Country music has come down the pike in cycles for over a century now. The pioneers in the late 1920s were Jimmie Rodgers and the Carter Family. They weren't replaced so much as retired when Rodgers died an early death due to TB and the Carters went through family struggles.

But in the 1940s and 1950s, as post-war honky-tonkers such as Hank Williams and Faron Young and Lefty Frizzell were quickly eclipsed by Elvis Presley and the explosion of rock 'n' roll, it almost buried country music.

But Nashville fought back with the Nashville Sound, a sturdy mix pasted together with the silky sweet sounds of Patsy Cline and Jim Reeves and Eddy Arnold and others.

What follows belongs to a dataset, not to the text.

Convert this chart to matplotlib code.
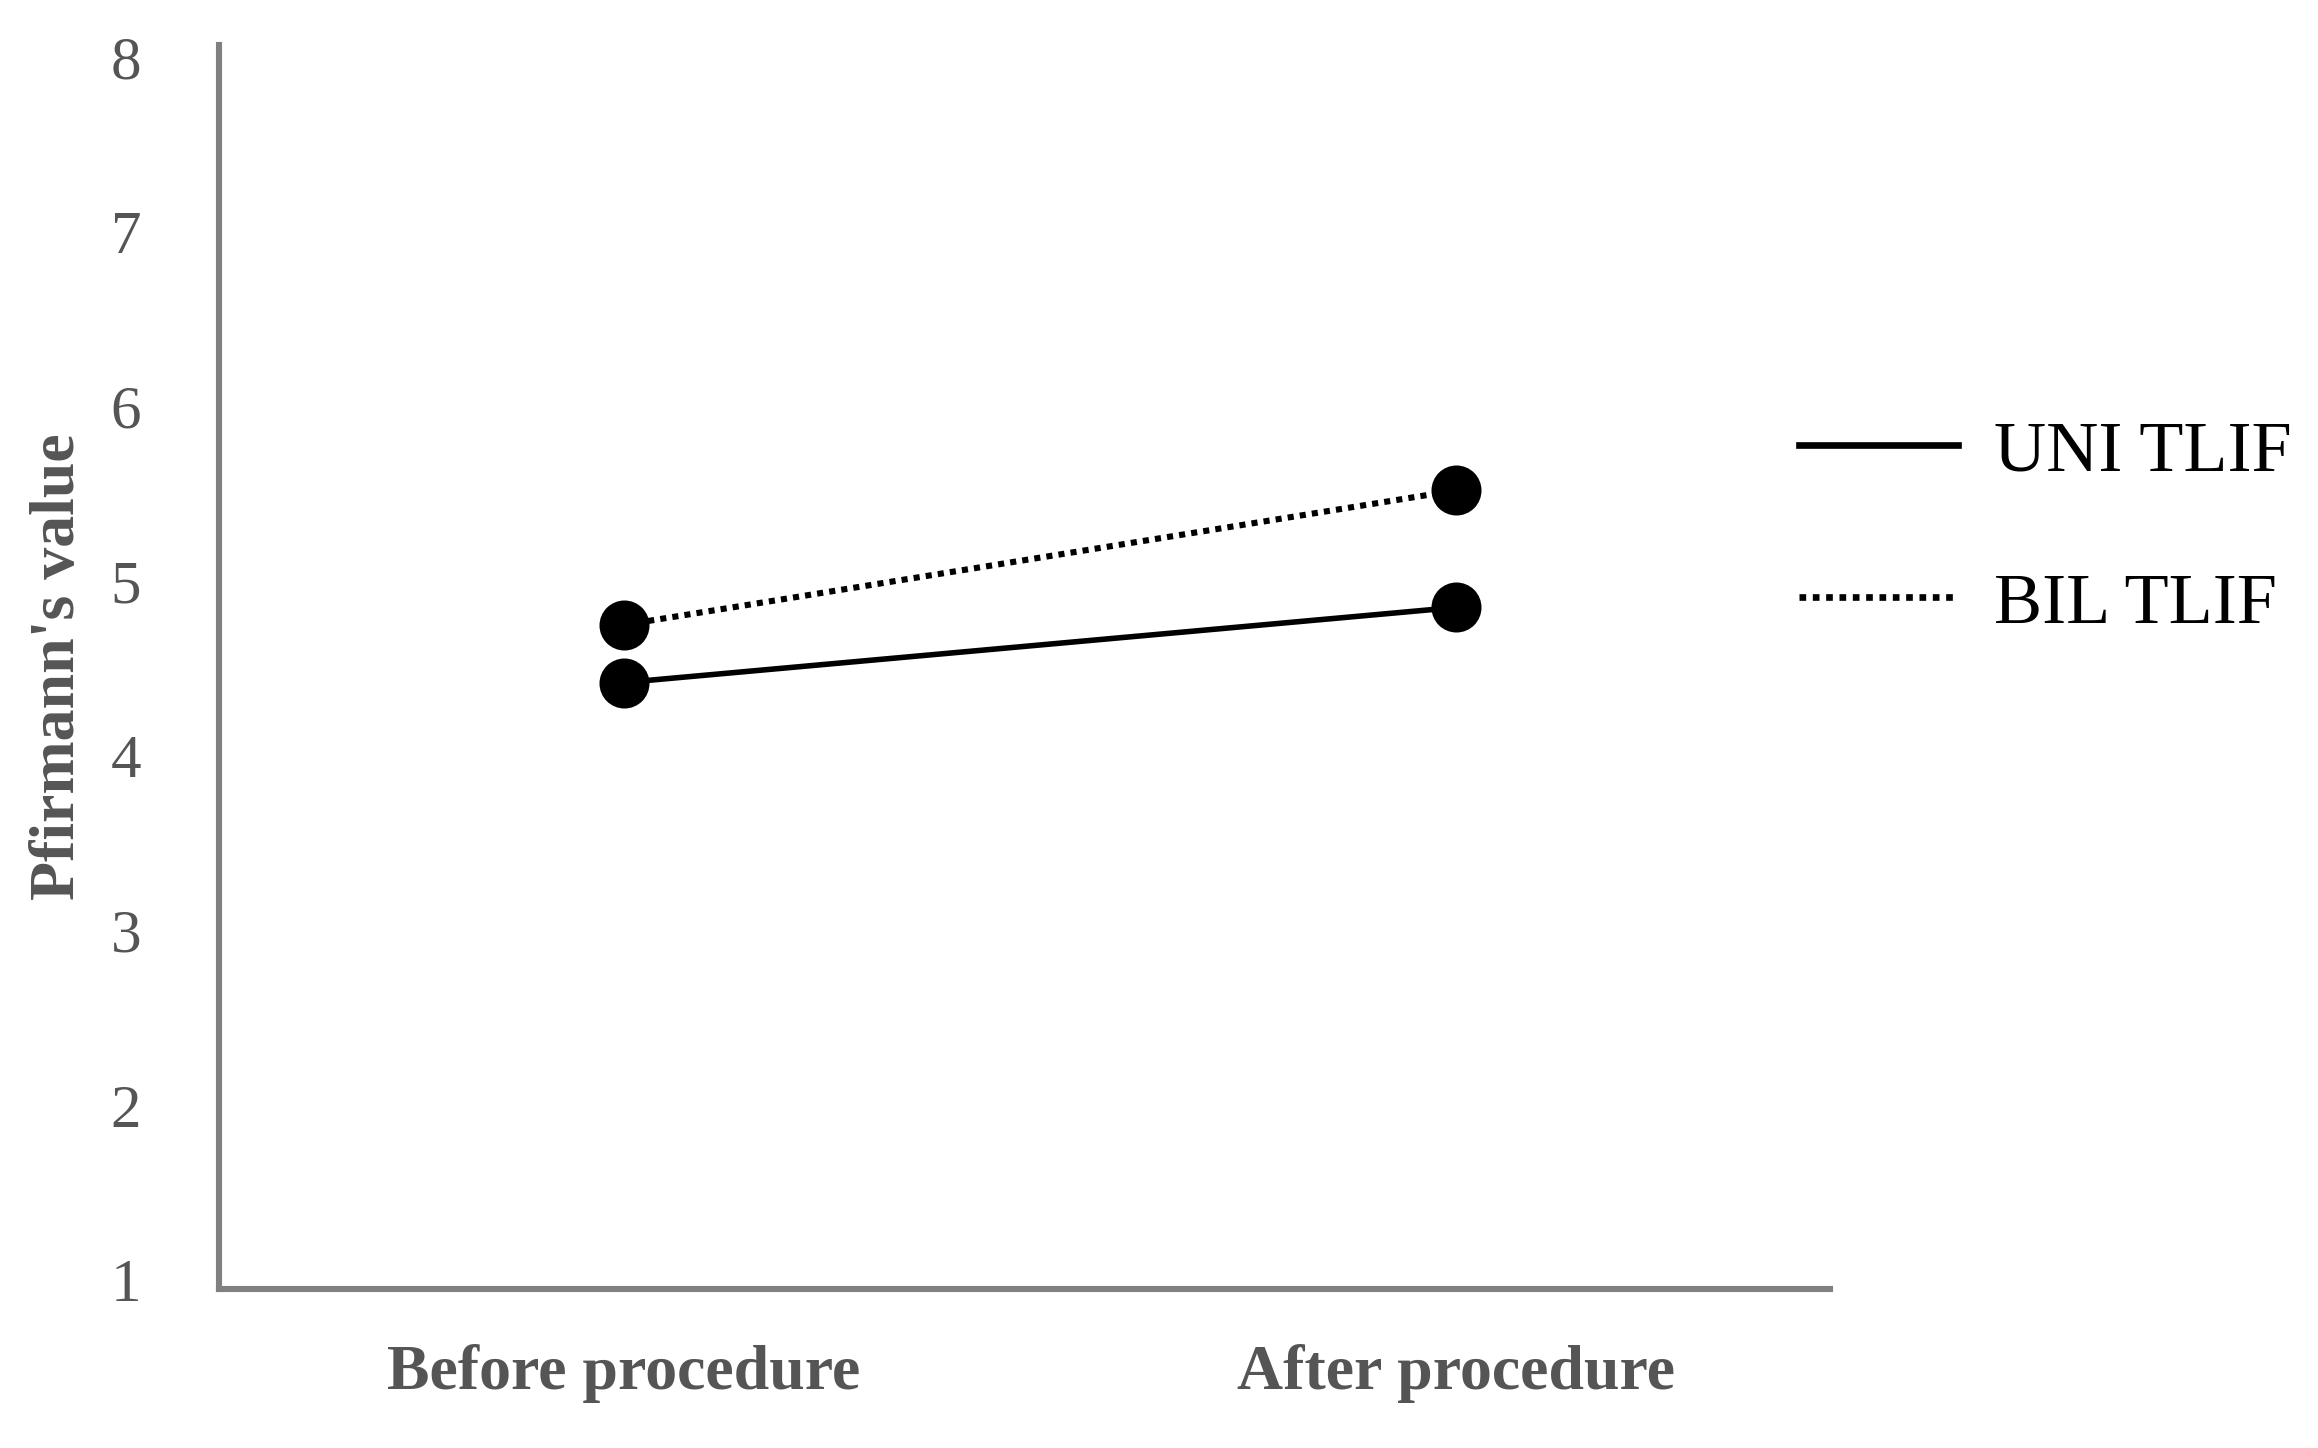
import matplotlib
matplotlib.use("Agg")
import matplotlib.pyplot as plt
from matplotlib.lines import Line2D

categories = ["Before procedure", "After procedure"]
uni_tlif = [4.42, 4.85]
bil_tlif = [4.75, 5.52]
yticks = [1, 2, 3, 4, 5, 6, 7, 8]

plt.rcParams['font.family'] = ['Liberation Serif', 'DejaVu Serif']
fig = plt.figure(figsize=(11.59, 7.24), dpi=200)
ax = fig.add_axes([0.0944, 0.110, 0.695, 0.859])
x = [0, 1]
ax.plot(x, uni_tlif, color='black', lw=2.0, marker='o', ms=17)
ax.plot(x, bil_tlif, color='black', lw=2.2, ls=(0, (1, 1)), marker='o', ms=17)
ax.set_xlim(-0.487, 1.449)
ax.set_ylim(0.95, 8.07)
ax.set_yticks(yticks)
ax.set_yticklabels([str(v) for v in yticks], color='#555555', fontsize=22)
ax.set_xticks(x)
ax.set_xticklabels(categories, color='#555555', fontsize=23, fontweight='bold')
ax.tick_params(axis='x', length=0, pad=20)
ax.tick_params(axis='y', length=0, pad=28)
for s in ['top', 'right']:
    ax.spines[s].set_visible(False)
for s in ['left', 'bottom']:
    ax.spines[s].set_color('#808080')
    ax.spines[s].set_linewidth(2.2)
ax.set_ylabel("Pfirmann's value", color='#555555', fontsize=23, fontweight='bold', labelpad=8)
handles = [Line2D([], [], color='black', lw=2.4),
           Line2D([], [], color='black', lw=2.4, ls=(0, (1, 1)))]
fig.legend(handles, ['UNI TLIF', 'BIL TLIF'], loc='upper left',
           bbox_to_anchor=(0.748, 0.755), frameon=False, fontsize=26,
           handlelength=2.2, labelspacing=1.2, handletextpad=0.5)
fig.savefig("out.png", dpi=200)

They, in turn, were turned out. Willie Nelson and Waylon Jennings and their Outlaw Music gang chased all the traditionalists for a few years. Then, here came the Outlaws being shoved aside by the Urban Cowboy movement with Mickey Gilley and Johnny Lee and associates. Just as things seemed to settle in peacefully for them, here came more usurpers. It's almost like high school royalty. You have one or two good years and then -- suddenly -- where are you? You're out the doors, out in the cold. Whatever happened to country music's vaunted "Class of '89"? Well, they were changed out. Johnny Cash and Willie Nelson and Waylon Jennings and Tammy Wynette, for God's sake, were all swapped out for little toy replicas. It happens to everybody.

It almost becomes like reading the Old Testament of the Bible: Garth Brooks and Randy Travis begat some new stars, and Dolly Parton and Tammy Wynette begat some also. And you get lost in a long trail of "begats." And we shouldn't even get into the Old Testament expression of "he went in unto her."

Now, should we?

Maybe I should just draw you a country music family tree, but it would be a huge, sprawling, asymmetrical spider web with dozens and dozens of names and hundreds of linking threads. Maybe I'll do it as a Christmas project next year.

At any rate, this is just to say that all things change. Sometimes for the better, sometimes for the worse.

By the way, why do you think it is that none of these new country "superstars" were invited to play the 12-12-12 concert?